What is being asked: Skip the pictures, please, and write out exactly the lines from the opening of the data through the line containing "const y = d3.scaleLinear().domain([1.85, 2.25]).range([height".

Information supplied:
-- begin --

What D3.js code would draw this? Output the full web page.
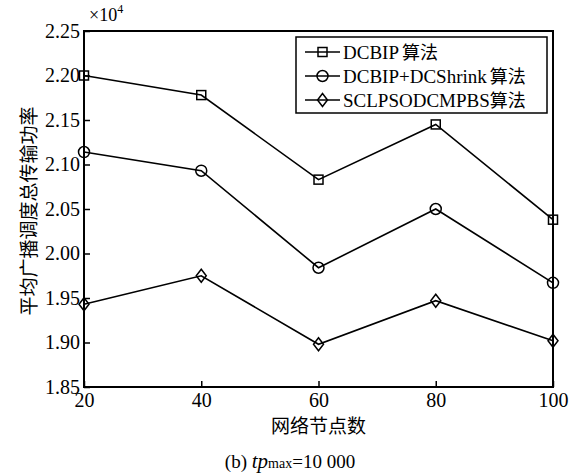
<!DOCTYPE html>
<html>
<head>
<meta charset="utf-8">
<script src="https://cdn.jsdelivr.net/npm/d3@7"></script>
<style>
  body { margin: 0; background: #fff; }
  svg text { fill: #000; }
</style>
</head>
<body>
<div id="chart"></div>
<script>
const nodes = [20, 40, 60, 80, 100];
const dcbip = [2.200, 2.178, 2.083, 2.145, 2.038];
const dcshrink = [2.114, 2.093, 1.984, 2.050, 1.967];
const sclpso = [1.943, 1.975, 1.898, 1.947, 1.902];
const yTicks = [1.85, 1.90, 1.95, 2.00, 2.05, 2.10, 2.15, 2.20, 2.25];
const seriesNames = ['DCBIP', 'DCBIP+DCShrink', 'SCLPSODCMPBS'];
const markers = ['square', 'circle', 'diamond'];

const width = 572, height = 476;
const margin = { left: 84, right: 19, top: 31, bottom: 89 };
const serif = '"Liberation Serif", "DejaVu Serif", serif';
const cjk = '"Noto Sans CJK SC", sans-serif';

const svg = d3.select('#chart').append('svg')
    .attr('width', width)
    .attr('height', height);

const x = d3.scaleLinear().domain([20, 100]).range([margin.left, width - margin.right]);
const y = d3.scaleLinear().domain([1.85, 2.25]).range([height - margin.bottom, margin.top]);

// axes with inward ticks
svg.append('g')
    .attr('transform', `translate(0,${y(1.85)})`)
    .call(d3.axisBottom(x).tickValues(nodes).tickSizeInner(-6).tickSizeOuter(0).tickPadding(6))
    .call(g => g.select('.domain').remove())
    .call(g => g.selectAll('line').attr('stroke', '#000').attr('stroke-width', 1.5))
    .call(g => g.selectAll('text').style('font-family', serif).style('font-size', '20px').attr('dy', '0.72em'));

svg.append('g')
    .attr('transform', `translate(${x(20)},0)`)
    .call(d3.axisLeft(y).tickValues(yTicks).tickFormat(d3.format('.2f')).tickSizeInner(-6).tickSizeOuter(0).tickPadding(4))
    .call(g => g.select('.domain').remove())
    .call(g => g.selectAll('line').attr('stroke', '#000').attr('stroke-width', 1.5))
    .call(g => g.selectAll('text').style('font-family', serif).style('font-size', '20px'));

// frame
svg.append('rect')
    .attr('x', x(20)).attr('y', y(2.25))
    .attr('width', x(100) - x(20)).attr('height', y(1.85) - y(2.25))
    .attr('fill', 'none').attr('stroke', '#000').attr('stroke-width', 2);

function drawMarker(g, kind, cx, cy) {
    if (kind === 'square') {
        g.append('rect').attr('x', cx - 4.5).attr('y', cy - 4.5).attr('width', 9).attr('height', 9)
            .attr('fill', 'none').attr('stroke', '#000').attr('stroke-width', 1.5);
    } else if (kind === 'circle') {
        g.append('circle').attr('cx', cx).attr('cy', cy).attr('r', 5.5)
            .attr('fill', 'none').attr('stroke', '#000').attr('stroke-width', 1.5);
    } else {
        g.append('path').attr('d', `M${cx},${cy - 6.5}L${cx + 5},${cy}L${cx},${cy + 6.5}L${cx - 5},${cy}Z`)
            .attr('fill', 'none').attr('stroke', '#000').attr('stroke-width', 1.5);
    }
}

const line = d3.line().x((d, i) => x(nodes[i])).y(d => y(d));
[dcbip, dcshrink, sclpso].forEach((vals, k) => {
    svg.append('path').datum(vals)
        .attr('d', line)
        .attr('fill', 'none').attr('stroke', '#000').attr('stroke-width', 1.6);
    const g = svg.append('g');
    vals.forEach((v, i) => drawMarker(g, markers[k], x(nodes[i]), y(v)));
});

// legend
const lg = svg.append('g');
lg.append('rect').attr('x', 296).attr('y', 37).attr('width', 251).attr('height', 76)
    .attr('fill', '#fff').attr('stroke', '#000').attr('stroke-width', 1.5);
seriesNames.forEach((name, i) => {
    const cy = 52 + i * 24;
    lg.append('line').attr('x1', 305).attr('x2', 340).attr('y1', cy).attr('y2', cy)
        .attr('stroke', '#000').attr('stroke-width', 1.5);
    drawMarker(lg, markers[i], 322.5, cy);
    const t = lg.append('text').attr('x', 343).attr('y', cy).attr('dy', '0.35em')
        .style('font-family', serif).style('font-size', '19px');
    t.append('tspan').text(name);
    t.append('tspan').style('font-family', cjk).style('font-size', '18px').attr('dx', i === 2 ? 0 : 3).text('算法');
    // squeeze to fit inside the legend frame like the reference
    const w = t.node().getComputedTextLength();
    const maxW = 540 - 343;
    if (w > maxW) t.attr('textLength', maxW).attr('lengthAdjust', 'spacingAndGlyphs');
});

// exponent
const ex = svg.append('text').attr('x', 89).attr('y', 21).style('font-family', serif).style('font-size', '18px');
ex.append('tspan').text('×10');
ex.append('tspan').style('font-size', '12px').attr('dy', -8).text('4');

// axis titles
svg.append('text')
    .attr('transform', `translate(36,${y(2.05) + 2}) rotate(-90)`)
    .attr('text-anchor', 'middle').style('font-family', cjk).style('font-size', '19px')
    .text('平均广播调度总传输功率');

svg.append('text')
    .attr('x', (x(20) + x(100)) / 2).attr('y', 433)
    .attr('text-anchor', 'middle').style('font-family', cjk).style('font-size', '19px')
    .text('网络节点数');

const cap = svg.append('text').attr('x', 290).attr('y', 468).attr('text-anchor', 'middle')
    .style('font-family', serif).style('font-size', '19px');
cap.append('tspan').text('(b) ');
cap.append('tspan').style('font-style', 'italic').style('font-size', '21px').text('tp');
cap.append('tspan').style('font-size', '14px').text('max');
cap.append('tspan').text('=10 000');
</script>
</body>
</html>
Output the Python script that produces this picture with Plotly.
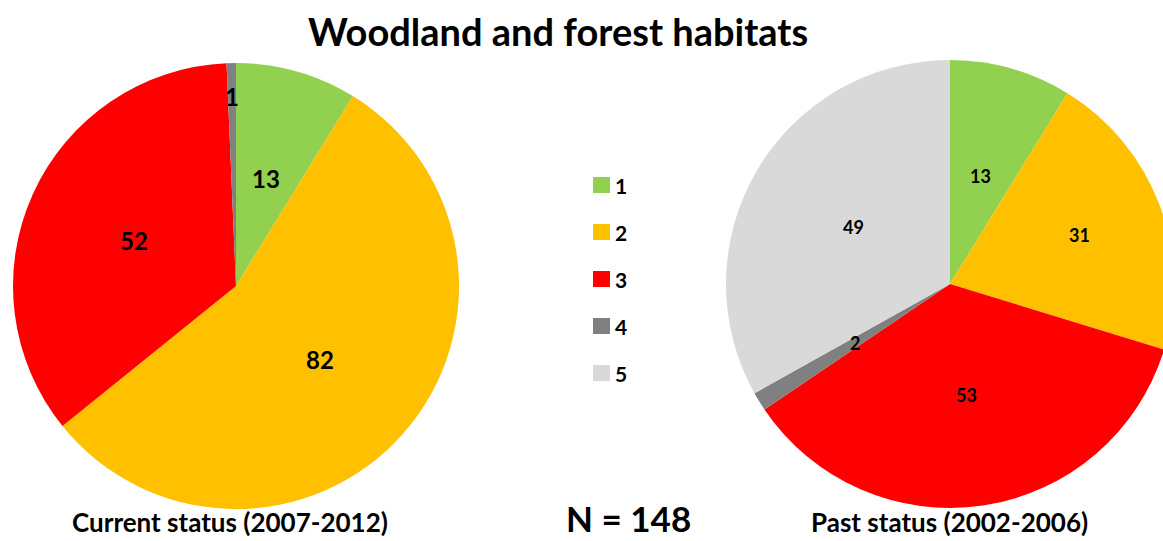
import math
import plotly.graph_objects as go

# Habitat status classes and counts per assessment period
categories = ["1", "2", "3", "4", "5"]
current_counts = [13, 82, 52, 1, 0]
past_counts = [13, 31, 53, 2, 49]
colors = ["#92D050", "#FFC000", "#FF0000", "#808080", "#D9D9D9"]

title_text = "Woodland and forest habitats"
current_label = "Current status (2007-2012)"
past_label = "Past status (2002-2006)"
n_label = "N = 148"

W, H = 1200, 541
FONT = "Lato, 'Open Sans', sans-serif"

# Pie geometry in pixels: centre x, centre y, radius
CURRENT_PIE = (236, 286, 223)
PAST_PIE = (950, 284, 224)
# Radial position of each value label, as a fraction of the radius
CURRENT_LABEL_R = [0.5, 0.5, 0.5, 0.85, 0.5]
PAST_LABEL_R = [0.5, 0.62, 0.5, 0.5, 0.5]


def px_domain(cx, cy, r):
    """Square paper domain around a pixel circle (top-left origin)."""
    return dict(x=[(cx - r) / W, (cx + r) / W],
                y=[(H - cy - r) / H, (H - cy + r) / H])


def pie(values, geom):
    return go.Pie(
        labels=categories,
        values=values,
        textinfo="none",
        marker=dict(colors=colors, line=dict(width=0)),
        sort=False,
        direction="clockwise",
        rotation=0,
        showlegend=False,
        hoverinfo="label+value",
        domain=px_domain(*geom),
    )


def value_labels(values, geom, fractions, size):
    """Place each slice's value at its mid-angle (clockwise from 12 o'clock)."""
    cx, cy, r = geom
    total = float(sum(values))
    out, cum = [], 0.0
    for v, f in zip(values, fractions):
        mid = (cum + v / 2.0) / total * 2 * math.pi
        cum += v
        if not v:
            continue
        x = cx + f * r * math.sin(mid)
        y = cy - f * r * math.cos(mid)
        out.append(dict(text="<b>%d</b>" % v, x=x / W, y=1 - y / H,
                        font=dict(size=size, family=FONT, color="#000000")))
    return out


fig = go.Figure()
fig.add_trace(pie(current_counts, CURRENT_PIE))
fig.add_trace(pie(past_counts, PAST_PIE))

annotations = [
    dict(text="<b>%s</b>" % title_text, x=558 / W, y=1 - 31 / H,
         font=dict(size=38, family=FONT, color="#000000")),
    dict(text="<b>%s</b>" % current_label, x=230 / W, y=1 - 522 / H,
         font=dict(size=26, family=FONT, color="#000000")),
    dict(text="<b>%s</b>" % past_label, x=949 / W, y=1 - 522 / H,
         font=dict(size=26, family=FONT, color="#000000")),
    dict(text="<b>%s</b>" % n_label, x=628 / W, y=1 - 518 / H,
         font=dict(size=35, family=FONT, color="#000000")),
]
annotations += value_labels(current_counts, CURRENT_PIE, CURRENT_LABEL_R, 24)
annotations += value_labels(past_counts, PAST_PIE, PAST_LABEL_R, 18)

# Legend drawn as coloured squares with class labels
shapes = []
for i, (cat, col) in enumerate(zip(categories, colors)):
    cy = 185 + i * 47
    shapes.append(dict(type="rect", xref="paper", yref="paper",
                       x0=593 / W, x1=610 / W,
                       y0=1 - (cy + 8) / H, y1=1 - (cy - 8) / H,
                       fillcolor=col, line=dict(width=0)))
    annotations.append(dict(text="<b>%s</b>" % cat, x=613 / W, y=1 - cy / H,
                            xanchor="left",
                            font=dict(size=21, family=FONT, color="#000000")))

for a in annotations:
    a.update(xref="paper", yref="paper", showarrow=False)
    a.setdefault("xanchor", "center")
    a.setdefault("yanchor", "middle")

fig.update_layout(
    width=W, height=H,
    margin=dict(l=0, r=0, t=0, b=0),
    paper_bgcolor="#FFFFFF",
    plot_bgcolor="#FFFFFF",
    annotations=annotations,
    shapes=shapes,
)

fig.write_html(
    "out.html",
    post_script="document.documentElement.style.overflow='hidden';"
                "document.body.style.overflow='hidden';",
)
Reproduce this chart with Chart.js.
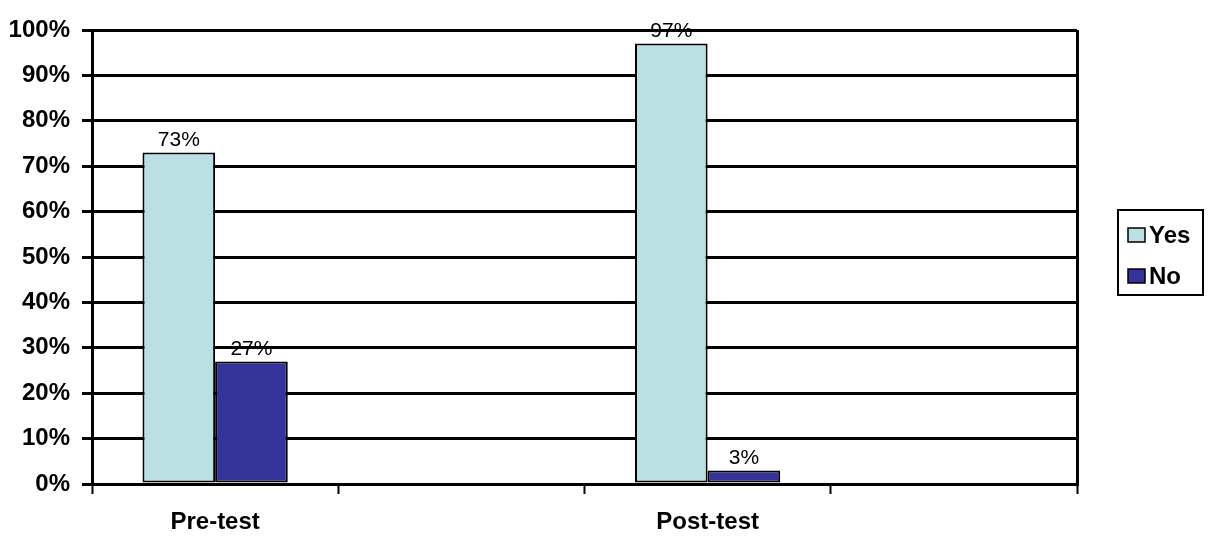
<!DOCTYPE html>
<html>
<head>
<meta charset="utf-8">
<script src="https://cdn.jsdelivr.net/npm/chart.js@4.4.1/dist/chart.umd.min.js"></script>
<style>
  html, body { margin: 0; padding: 0; background: #fff; }
  #c { display: block; }
</style>
</head>
<body>
<canvas id="c" width="1212" height="537" style="width:1212px;height:537px"></canvas>
<script>
// --- chart data ---
const categories = ["Pre-test", "", "Post-test", ""];
const yesValues = [73, null, 97, null];
const noValues = [27, null, 3, null];
const seriesNames = ["Yes", "No"];
const yTicks = [0, 10, 20, 30, 40, 50, 60, 70, 80, 90, 100];

const FONT = "'Liberation Sans', Arial, sans-serif";

// Value labels above each bar
const valueLabels = {
  id: "valueLabels",
  afterDatasetsDraw(chart) {
    const ctx = chart.ctx;
    ctx.save();
    ctx.font = "21px " + FONT;
    ctx.fillStyle = "#000";
    ctx.textAlign = "center";
    ctx.textBaseline = "bottom";
    chart.data.datasets.forEach((ds, di) => {
      chart.getDatasetMeta(di).data.forEach((bar, i) => {
        const v = ds.data[i];
        if (v == null) return;
        ctx.fillText(v + "%", bar.x, bar.y - 2);
      });
    });
    ctx.restore();
  }
};

// Boxed legend on the right, like the spreadsheet one
const boxLegend = {
  id: "boxLegend",
  afterDraw(chart) {
    const ctx = chart.ctx;
    const a = chart.chartArea;
    const x = a.right + 41, y = 210, w = 85, h = 85;
    ctx.save();
    ctx.lineWidth = 2;
    ctx.strokeStyle = "#000";
    ctx.strokeRect(x, y, w, h);
    ctx.font = "bold 24px " + FONT;
    ctx.textBaseline = "middle";
    ctx.textAlign = "left";
    chart.data.datasets.forEach((ds, i) => {
      const cy = y + 25 + i * 41;
      ctx.fillStyle = ds.backgroundColor;
      ctx.fillRect(x + 10, cy - 7, 17, 14);
      ctx.lineWidth = 1.5;
      ctx.strokeRect(x + 10, cy - 7, 17, 14);
      ctx.fillStyle = "#000";
      ctx.fillText(ds.label, x + 31, cy + 1);
    });
    ctx.restore();
  }
};

new Chart(document.getElementById("c"), {
  type: "bar",
  data: {
    labels: categories,
    datasets: [
      { label: seriesNames[0], data: yesValues, backgroundColor: "#BBE0E3",
        borderColor: "#000", borderWidth: 2, borderSkipped: false },
      { label: seriesNames[1], data: noValues, backgroundColor: "#333399",
        borderColor: "#000", borderWidth: 2, borderSkipped: false }
    ]
  },
  options: {
    responsive: false,
    animation: false,
    layout: { padding: { top: 30, right: 135, left: 0, bottom: 0 } },
    datasets: { bar: { categoryPercentage: 0.59, barPercentage: 1.0 } },
    plugins: {
      legend: { display: false },
      tooltip: { enabled: false }
    },
    scales: {
      x: {
        offset: true,
        afterFit: s => { s.height = 53; },
        grid: {
          offset: true,
          drawOnChartArea: true,
          // only the closing line on the right side is visible inside the plot
          color: c => (c.type === "scale" ? "#000" : "rgba(0,0,0,0)"),
          lineWidth: 3,
          tickColor: "#000",
          tickWidth: 2,
          tickLength: 10
        },
        border: { display: true, color: "#000", width: 3 },
        ticks: {
          color: "#000",
          font: { family: FONT, size: 24, weight: "bold" },
          padding: 14,
          maxRotation: 0,
          autoSkip: false
        }
      },
      y: {
        min: 0,
        max: 100,
        afterFit: s => { s.width = 92; },
        afterBuildTicks: s => { s.ticks = yTicks.map(v => ({ value: v })); },
        grid: { color: "#000", lineWidth: 3, tickLength: 10, tickWidth: 3 },
        border: { display: true, color: "#000", width: 3 },
        ticks: {
          color: "#000",
          padding: 12,
          font: { family: FONT, size: 24, weight: "bold" },
          callback: v => v + "%"
        }
      }
    }
  },
  plugins: [valueLabels, boxLegend]
});
</script>
</body>
</html>
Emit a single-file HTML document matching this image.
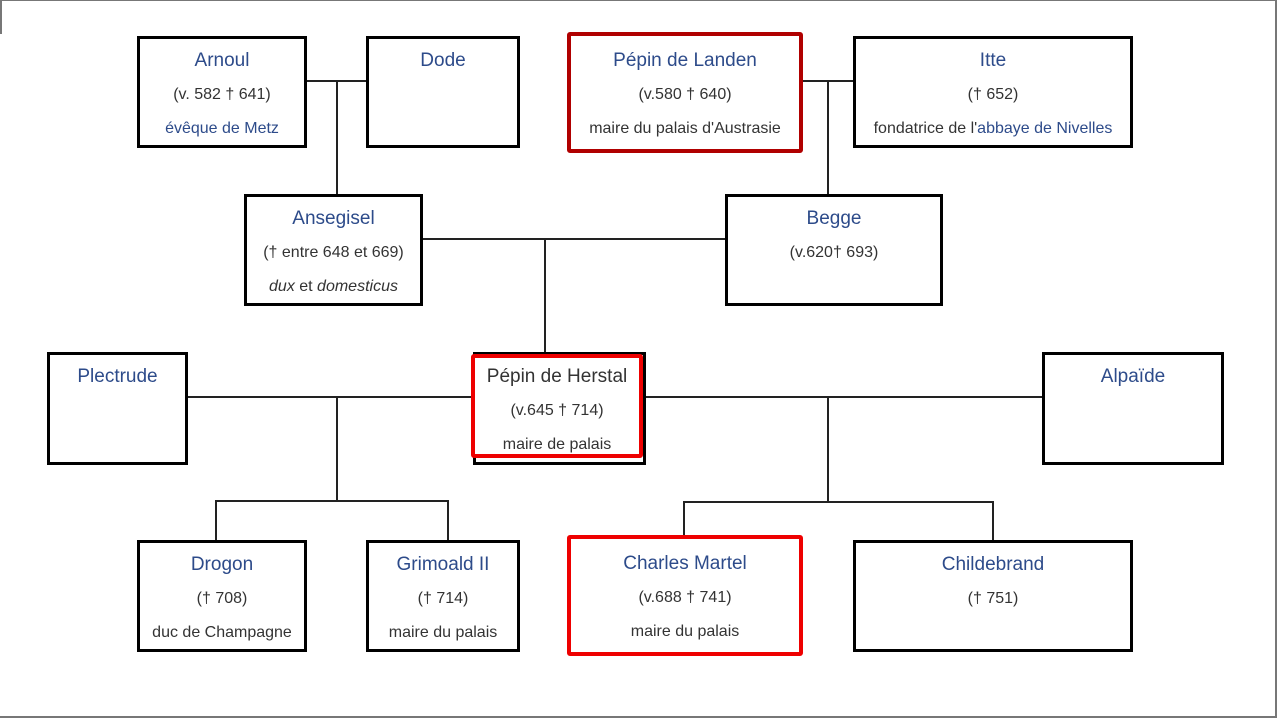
<!DOCTYPE html>
<html><head><meta charset="utf-8"><style>
body{margin:0;width:1277px;height:718px;background:#fff;position:relative;overflow:hidden;font-family:"Liberation Sans",Arial,sans-serif}
.b{position:absolute;box-sizing:border-box;border:3px solid #000;background:#fff;text-align:center;color:#333;font-size:16px;padding-top:5px}
.r{border:4px solid #e00;border-radius:3px;padding-top:8px}
.dr{border-color:#b00000}
.b div{height:34px;line-height:34px;white-space:nowrap}
.b .t{color:#2d4b8a;font-size:19px}
.h{position:absolute;height:1.5px;background:#222}
.v{position:absolute;width:1.5px;background:#222}
a{color:#2d4b8a}
</style></head><body>
<div style="position:absolute;left:0;top:0;width:1277px;height:1px;background:#777"></div>
<div style="position:absolute;left:0;top:0;width:2px;height:34px;background:#777"></div>
<div style="position:absolute;right:0;top:0;width:2px;height:718px;background:#777"></div>
<div style="position:absolute;left:0;bottom:0;width:1277px;height:2px;background:#777"></div>

<div class="h" style="left:306px;top:80px;width:60px"></div>
<div class="v" style="left:336px;top:80px;height:115px"></div>
<div class="h" style="left:802px;top:80px;width:52px"></div>
<div class="v" style="left:827px;top:80px;height:115px"></div>
<div class="h" style="left:422px;top:238px;width:304px"></div>
<div class="v" style="left:544px;top:238px;height:115px"></div>
<div class="h" style="left:187px;top:396px;width:286px"></div>
<div class="h" style="left:645px;top:396px;width:398px"></div>
<div class="v" style="left:336px;top:396px;height:105px"></div>
<div class="h" style="left:215px;top:500px;width:233px"></div>
<div class="v" style="left:215px;top:500px;height:41px"></div>
<div class="v" style="left:447px;top:500px;height:41px"></div>
<div class="v" style="left:827px;top:396px;height:106px"></div>
<div class="h" style="left:683px;top:501px;width:310px"></div>
<div class="v" style="left:683px;top:501px;height:36px"></div>
<div class="v" style="left:992px;top:501px;height:40px"></div>

<div class="b" style="left:137px;top:36px;width:170px;height:112px"><div class="t">Arnoul</div><div>(v. 582 † 641)</div><div><a>évêque de Metz</a></div></div>
<div class="b" style="left:366px;top:36px;width:154px;height:112px"><div class="t">Dode</div></div>
<div class="b r dr" style="left:567px;top:32px;width:236px;height:121px"><div class="t">Pépin de Landen</div><div>(v.580 † 640)</div><div>maire du palais d'Austrasie</div></div>
<div class="b" style="left:853px;top:36px;width:280px;height:112px"><div class="t">Itte</div><div>(† 652)</div><div>fondatrice de l'<a>abbaye de Nivelles</a></div></div>
<div class="b" style="left:244px;top:194px;width:179px;height:112px"><div class="t">Ansegisel</div><div>(† entre 648 et 669)</div><div><i>dux</i> et <i>domesticus</i></div></div>
<div class="b" style="left:725px;top:194px;width:218px;height:112px"><div class="t">Begge</div><div>(v.620† 693)</div></div>
<div class="b" style="left:47px;top:352px;width:141px;height:113px"><div class="t">Plectrude</div></div>
<div class="b" style="left:473px;top:352px;width:173px;height:113px"></div>
<div class="b r" style="left:471px;top:354px;width:172px;height:104px;padding-top:2px"><div class="t" style="color:#333">Pépin de Herstal</div><div>(v.645 † 714)</div><div style="height:26px">maire de palais</div></div>
<div class="b" style="left:1042px;top:352px;width:182px;height:113px"><div class="t">Alpaïde</div></div>
<div class="b" style="left:137px;top:540px;width:170px;height:112px"><div class="t">Drogon</div><div>(† 708)</div><div>duc de Champagne</div></div>
<div class="b" style="left:366px;top:540px;width:154px;height:112px"><div class="t">Grimoald II</div><div>(† 714)</div><div>maire du palais</div></div>
<div class="b r" style="left:567px;top:535px;width:236px;height:121px"><div class="t">Charles Martel</div><div>(v.688 † 741)</div><div>maire du palais</div></div>
<div class="b" style="left:853px;top:540px;width:280px;height:112px"><div class="t">Childebrand</div><div>(† 751)</div></div>
</body></html>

-- end --

Result of this task:
What D3.js code would draw this? Output the full web page.
<!DOCTYPE html>
<html>
<head>
<meta charset="utf-8">
<script src="https://cdn.jsdelivr.net/npm/d3@7"></script>
<style>
  body { margin: 0; background: #fff; }
  svg text { fill: #000; }
</style>
</head>
<body>
<div id="chart"></div>
<script>
const nodes = [20, 40, 60, 80, 100];
const dcbip = [2.200, 2.178, 2.083, 2.145, 2.038];
const dcshrink = [2.114, 2.093, 1.984, 2.050, 1.967];
const sclpso = [1.943, 1.975, 1.898, 1.947, 1.902];
const yTicks = [1.85, 1.90, 1.95, 2.00, 2.05, 2.10, 2.15, 2.20, 2.25];
const seriesNames = ['DCBIP', 'DCBIP+DCShrink', 'SCLPSODCMPBS'];
const markers = ['square', 'circle', 'diamond'];

const width = 572, height = 476;
const margin = { left: 84, right: 19, top: 31, bottom: 89 };
const serif = '"Liberation Serif", "DejaVu Serif", serif';
const cjk = '"Noto Sans CJK SC", sans-serif';

const svg = d3.select('#chart').append('svg')
    .attr('width', width)
    .attr('height', height);

const x = d3.scaleLinear().domain([20, 100]).range([margin.left, width - margin.right]);
const y = d3.scaleLinear().domain([1.85, 2.25]).range([height - margin.bottom, margin.top]);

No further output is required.